Nel gennaio del 1920 sulle colonne del giornale “Il Cavatore”,l’avvocato socialista Vico Fiaschi lanciava il grido “Le cave ai cavatori”,rivendicando il possesso e l’utlizzo degli agri marmiferi da parte dei lavoratori e contestando le usurpazioni e le concessioni dei cosiddetti baroni del marmo che si erano arricchiti sfruttando il duro lavoro dei lavoratori. All’epoca,gli occupati nella escavazione,lavorazione e trasporto del marmo nel comprensorio carrarese ammontavano a circa 12.000 unità.
Oggi la situazione é radicalmente cambiata. I baroni del marmo ci sono ancora,anche se,nella maggior parte dei casi,sono rappresentati da grandi multinazionali,il cui enorme potere é direttamente proporzionale alla loro “impersonalità” ma gli addetti all’escavazione,lavorazione e trasporto marmo,si sono ridotti a non più di 600 unità.
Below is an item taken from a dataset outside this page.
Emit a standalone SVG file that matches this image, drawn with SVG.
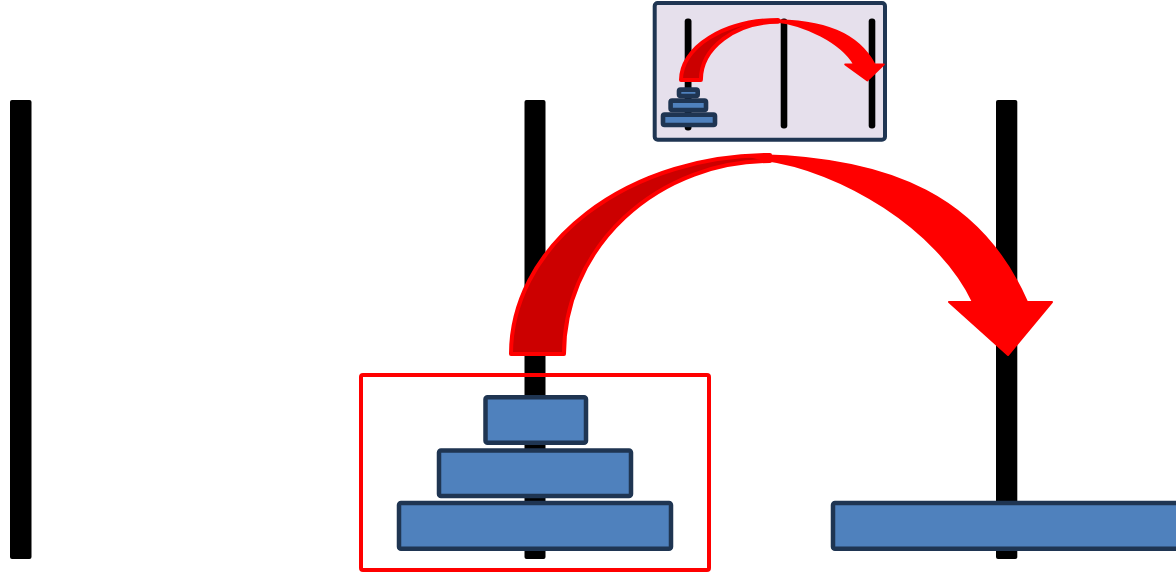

Le macchine hanno da tempo rimpiazzato gli uomini. La produzione é aumentata in maniera vertiginosa. I profitti,sempre più per pochi e sempre più elevati. I pericoli per chi lavora,sempre presenti. La “comunità” carrarese non dipende e non vive più,come un secolo fa,da e su il marmo. In compenso,i disagi e le nocività derivanti da tale attività sono giunti a livelli di guardia. Il trasporto su gomma dei blocchi e dei detriti,che ha da tempo soppiantato quello precedente su rotaia ha congestionato e inquinato le strade di Carrara e dintorni. La distruzione delle montagne é progredita in maniera esponenziale,mentre i paesi a monte e la stessa città si stanno gradualmente spopolando.Carrara non è più la patria del marmo,nel senso che tale affermazione poteva avere economicamente e socialmente,agli inizi del 900. Oggi, é gestita e controllata da pochi e “impersonali” padroni,e abitata da un migliaio di novelli schiavi,da decine di migliaia di disoccupati e da altrettanti precari,impiegati,addetti a servizi improduttivi,dipendenti part-time,lavoratori stagionali,giornalieri in nero,ecc. Quindi,alla luce di quanto sopra possiamo dire che Carrara non è la patria del marmo ma è una discarica a cielo aperto!